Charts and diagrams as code
--

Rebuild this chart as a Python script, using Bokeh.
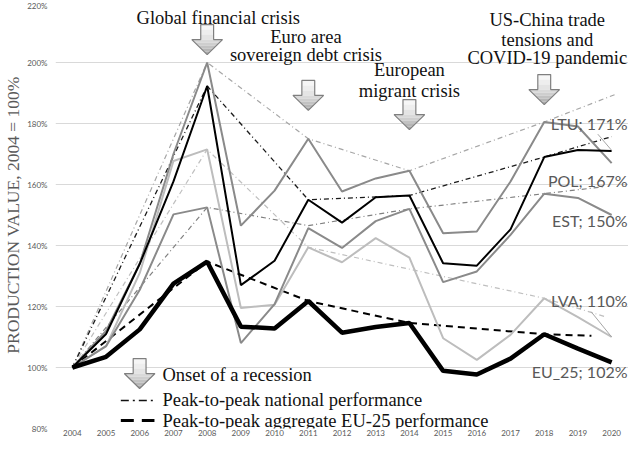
from bokeh.plotting import figure
from bokeh.models import Range1d, FixedTicker, Label
from bokeh.embed import file_html
from bokeh.resources import INLINE

# ---------------- data ----------------
years = list(range(2004, 2021))
ltu = [100, 112, 134, 170, 200, 146.5, 158, 175, 157.7, 162, 164.5, 144, 144.6, 161, 180.5, 179, 167]
pol = [100, 111, 134, 161, 192.3, 127, 135, 155, 147.5, 155.8, 156.4, 134.2, 133.4, 145.3, 169, 171.3, 171]
est = [100, 107, 125.5, 150.2, 152.5, 108, 120.8, 145.7, 139.2, 148, 152, 128, 131.5, 143.5, 157, 155.6, 150]
lva = [100, 107, 131, 167.7, 171.5, 119.5, 120.6, 139.4, 134.5, 142.4, 136, 109.6, 102.5, 110.7, 122.7, 116.5, 110]
eu25 = [100, 103.5, 112.5, 127.5, 134.7, 113.4, 112.8, 121.8, 111.4, 113.3, 114.6, 98.9, 97.7, 102.9, 110.9, 106.2, 101.7]

# peak-to-peak lines (years, values)
ltu_p2p_x = [2004, 2008, 2011, 2014, 2018, 2020.1]
ltu_p2p_y = [100, 200, 175, 164.5, 180.5, 189.5]
pol_p2p_x = [2004, 2008, 2011, 2014, 2018, 2020]
pol_p2p_y = [100, 192.3, 155, 156.4, 169, 175.7]
est_p2p_x = [2004, 2008, 2011, 2014, 2018, 2019.8]
est_p2p_y = [100, 152.5, 146.5, 152, 157, 159.3]
lva_p2p_x = [2004, 2008, 2011, 2018, 2019.8]
lva_p2p_y = [100, 171.5, 139.4, 122.7, 116.7]
eu_p2p_x = [2004, 2008, 2011, 2014, 2018, 2019.4]
eu_p2p_y = [100, 134.7, 121.8, 114.6, 110.9, 110.4]

end_labels = ["LTU; 171%", "POL; 167%", "EST; 150%", "LVA; 110%", "EU_25; 102%"]
end_label_y = [180.0, 161.3, 148.2, 122.0, 98.7]
# data-label leader lines (label side -> line end)
leader_x = [[2019.59, 2020.0], [2019.39, 2020.0]]
leader_y = [[176.5, 171.2], [118.3, 110.0]]

event_years = [2008, 2011, 2014, 2018]
event_tip = [202.6, 184.3, 178.0, 186.2]
event_text = [["Global financial crisis"],
              ["Euro area", "sovereign debt crisis"],
              ["European", "migrant crisis"],
              ["US-China trade", "tensions and", "COVID-19 pandemic"]]
event_text_x = [2008.33, 2010.93, 2014.0, 2018.09]
event_text_y = [[214.75], [208.2, 202.3], [197.4, 190.8], [213.8, 207.5, 201.6]]

legend_text = ["Onset of a recession", "Peak-to-peak national performance",
               "Peak-to-peak aggregate EU-25 performance"]

y_ticks = [80, 100, 120, 140, 160, 180, 200, 220]
y_tick_labels = ["80%", "100%", "120%", "140%", "160%", "180%", "200%", "220%"]

# ---------------- figure ----------------
W, H = 628, 438
LEFT, TOP, BOTTOM = 49, 1, 10
X0, X1 = 2003.5, 2020.5
Y0, Y1 = 80, 220
FRAME_W, FRAME_H = W - LEFT, H - TOP - BOTTOM
PX_X = FRAME_W / (X1 - X0)
PX_Y = FRAME_H / (Y1 - Y0)

p = figure(width=W, height=H, output_backend="svg", toolbar_location=None,
           x_range=Range1d(X0, X1), y_range=Range1d(Y0, Y1),
           min_border_left=LEFT, min_border_right=0,
           min_border_top=TOP, min_border_bottom=BOTTOM)
p.outline_line_color = None
p.background_fill_color = "white"
p.xgrid.grid_line_color = None
p.ygrid.grid_line_color = "#d9d9d9"
p.ygrid.grid_line_width = 1

p.yaxis.ticker = FixedTicker(ticks=y_ticks)
p.yaxis.major_label_overrides = {t: l for t, l in zip(y_ticks, y_tick_labels)}
p.xaxis.ticker = FixedTicker(ticks=years)
p.xaxis.major_label_overrides = {y: str(y) for y in years}
for ax in (p.xaxis[0], p.yaxis[0]):
    ax.axis_line_color = None
    ax.major_tick_line_color = None
    ax.minor_tick_line_color = None
    ax.major_tick_out = 0
    ax.major_tick_in = 0
    ax.minor_tick_out = 0
    ax.minor_tick_in = 0
    ax.major_label_text_font = "Lato"
    ax.major_label_text_font_size = "8px"
    ax.major_label_text_color = "#595959"
p.xaxis.major_label_standoff = 1
p.yaxis.major_label_standoff = 8
p.yaxis.axis_label = "PRODUCTION VALUE, 2004 = 100%"
p.yaxis.axis_label_text_font = "Liberation Serif"
p.yaxis.axis_label_text_font_style = "normal"
p.yaxis.axis_label_text_font_size = "17.5px"
p.yaxis.axis_label_text_color = "#595959"
p.yaxis.axis_label_standoff = 1

# ---------------- peak-to-peak lines ----------------
DD = "5 3 1 3"
p.line(ltu_p2p_x, ltu_p2p_y, line_color="#a6a6a6", line_width=1.2, line_dash=DD)
p.line(pol_p2p_x, pol_p2p_y, line_color="#1a1a1a", line_width=1.3, line_dash=DD)
p.line(est_p2p_x, est_p2p_y, line_color="#808080", line_width=1.2, line_dash=DD)
p.line(lva_p2p_x, lva_p2p_y, line_color="#bfbfbf", line_width=1.2, line_dash=DD)
p.line(eu_p2p_x, eu_p2p_y, line_color="#000000", line_width=2, line_dash="7 5")

# ---------------- series ----------------
p.line(years, lva, line_color="#bdbdbd", line_width=2)
p.line(years, est, line_color="#8a8a8a", line_width=2)
p.line(years, ltu, line_color="#8a8a8a", line_width=2)
p.line(years, pol, line_color="#000000", line_width=2)
p.line(years, eu25, line_color="#000000", line_width=4.5)

p.multi_line(leader_x, leader_y, line_color="#a6a6a6", line_width=1)

label_right = X0 + (W - 1 - LEFT) / PX_X
for lab, ly in zip(end_labels, end_label_y):
    p.add_layout(Label(x=label_right, y=ly, text=lab, text_font="Lato",
                       text_font_size="16px", text_color="#595959",
                       text_align="right", text_baseline="middle"))

# ---------------- arrows ----------------
ARW_W, ARW_SHAFT, ARW_H, ARW_HEAD = 31, 13, 30, 15
shades = ["#f6f6f6", "#eeeeee", "#e4e4e4", "#d9d9d9", "#cecece", "#c2c2c2", "#b6b6b6", "#aaaaaa"]


def arrow(xc, tip):
    hw = ARW_W / 2 / PX_X
    sw = ARW_SHAFT / 2 / PX_X
    top = tip + ARW_H / PX_Y
    mid = tip + ARW_HEAD / PX_Y
    xs, ys = [], []
    n_sh = 3
    for i in range(n_sh):
        a = top - (top - mid) * i / n_sh
        b = top - (top - mid) * (i + 1) / n_sh
        xs.append([xc - sw, xc + sw, xc + sw, xc - sw])
        ys.append([a, a, b, b])
    n_hd = 5
    for i in range(n_hd):
        a = mid - (mid - tip) * i / n_hd
        b = mid - (mid - tip) * (i + 1) / n_hd
        wa = hw * (a - tip) / (mid - tip)
        wb = hw * (b - tip) / (mid - tip)
        xs.append([xc - wa, xc + wa, xc + wb, xc - wb])
        ys.append([a, a, b, b])
    p.patches(xs, ys, fill_color=shades, line_color=None)
    p.patch([xc - sw, xc + sw, xc + sw, xc + hw, xc, xc - hw, xc - sw, xc - sw],
            [top, top, mid, mid, tip, mid, mid, top],
            fill_alpha=0, line_color="#7f7f7f", line_width=1.2)


for ex, et in zip(event_years, event_tip):
    arrow(ex, et)


def serif_label(x, y, txt, align):
    p.add_layout(Label(x=x, y=y, text=txt, text_font="Liberation Serif",
                       text_font_size="18.5px", text_color="#111111",
                       text_align=align, text_baseline="middle"))


for tx, tys, lines in zip(event_text_x, event_text_y, event_text):
    for ty, ln in zip(tys, lines):
        serif_label(tx, ty, ln, "center")

# ---------------- legend ----------------
leg_x0 = X0 + (123 - 57) / PX_X
leg_x1 = X0 + (157 - 57) / PX_X
leg_tx = X0 + (165 - 57) / PX_X
leg_arrow_x = X0 + (142 - 57) / PX_X
leg_y = [97.7, 89.2, 82.6]
arrow(leg_arrow_x, 93.1)
p.line([leg_x0, leg_x1], [leg_y[1]] * 2, line_color="#111111", line_width=1.5, line_dash="8 4 2 4")
p.line([leg_x0, leg_x1], [leg_y[2]] * 2, line_color="#000000", line_width=3, line_dash="13 8")
for ly, lt in zip(leg_y, legend_text):
    serif_label(leg_tx, ly, lt, "left")

open("out.html", "w").write(file_html(p, INLINE))
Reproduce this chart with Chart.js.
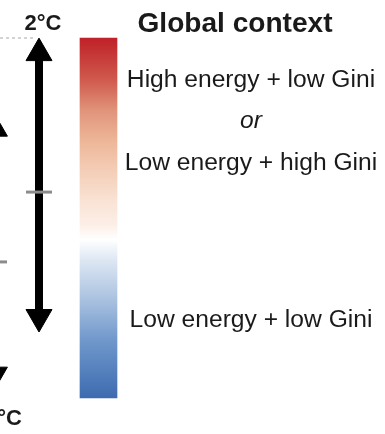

--

DO THIS.
From the opening line of the listing above through the line bearing "from bokeh.resources import INLINE", repeat each line exactly. Drop every picture.

FINAL RESULT.
Rebuild this chart as a Python script, using Bokeh.
from bokeh.plotting import figure
from bokeh.models import Range1d, FixedTicker, Label
from bokeh.embed import file_html
from bokeh.resources import INLINE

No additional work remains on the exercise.